Il primario si mette a posto gli occhiali, una spessa montatura nera con grandi lenti a goccia, e annuisce con la testa: "Lei è stata trasferita di recente, vero? Si vede che non le hanno fornito tutte le informazioni su questo caso: è dall'età di diciotto anni che 222-503 è incapace di ricevere alcun tipo di stimolo umano esterno; interagisce alla perfezione con gli oggetti, ma non è in grado né di percepire, né tanto meno di comunicare con le altre persone che lo circondano. Col passare degli anni, la patologia è diventata un complesso enigma di scatole cinesi: come può sentire, la parte ancora razionale nella sua testa sta cercando di auto-analizzarsi, per trovare una cura; ma ciò non fa altro che generare ulteriori personaggi e situazioni da gioco di ruolo che aggravano ancora di più uno stato mentale già molto instabile. Persino il nome che utilizza, Asidor, non è reale: tra colleghi ci riferiamo a lui con la matricola del file perché, ad oggi, nessuno è riuscito a trovare alcuna informazione sulla sua vera identità".
"Quindi è per questo che parla alla propria mano? La usa come surrogato fisico per colmare una distorsione cognitiva? Ma come fa a immedesimarsi tanto? Nel momento in cui la muove, non dovrebbe riconoscerla come parte di sé?"
Il docente si avvicina con calma al vetro-specchio, attraverso il quale la classe sta osservando il monologo nella stanza del malato: "Immagino che dalla sua posizione la visuale non sia delle migliori. Prego, si avvicini".
Titubante, la dottoressa Sandri fa un passo avanti, fermandosi a pochi centimetri dalla parete.
"Deve sapere" prosegue il primario "che oltre alla malattia mentale, 222-503 è affetto da CIPA, insensibilità congenita al dolore con anidrosi: non suda, non sente il freddo o il calore; quando gli capita un incidente, non si accorge nemmeno di essere ferito. Per questo lo teniamo rinchiuso in una camera imbottita; per garantire la sua stessa incolumità. Ciò che ci ha colpito, nel corso degli anni, è stato come il paziente ha fatto uso di questa sua peculiare condizione".
Il medico batte un paio di volte la nocca dell'indice contro sottile muro.
Subito consapevole di un rumore estraneo, Asidor, o meglio 222-503, solleva di scatto la testa, saltando contro la superficie semitrasparente.
Toc, toc. "Ehilà!
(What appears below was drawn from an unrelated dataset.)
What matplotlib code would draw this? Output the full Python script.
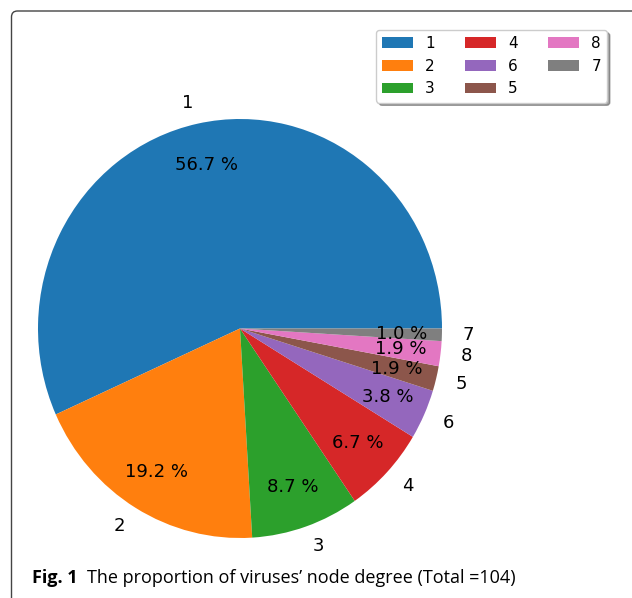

C'è nessuno?"
"O mio dio!" esclama terrorizzata la tirocinante, dinanzi allo spettacolo al quale stanno assistendo i suoi occhi: le mani, appoggiate aperte contro il vetro a specchio, presentano palmi deturpati in modo orrendo; una rete di tagli, buchi nella carne e una massa di spesso tessuto cicatriziale che, scavato con le unghie, è stato modellato, preciso come un cammeo in madreperla, sulle sembianze di una giovane donna dai tratti orientali.
La dottoressa Tsuguhara.
"Rika? Rika sei tu? Ti prego, parlami bimba".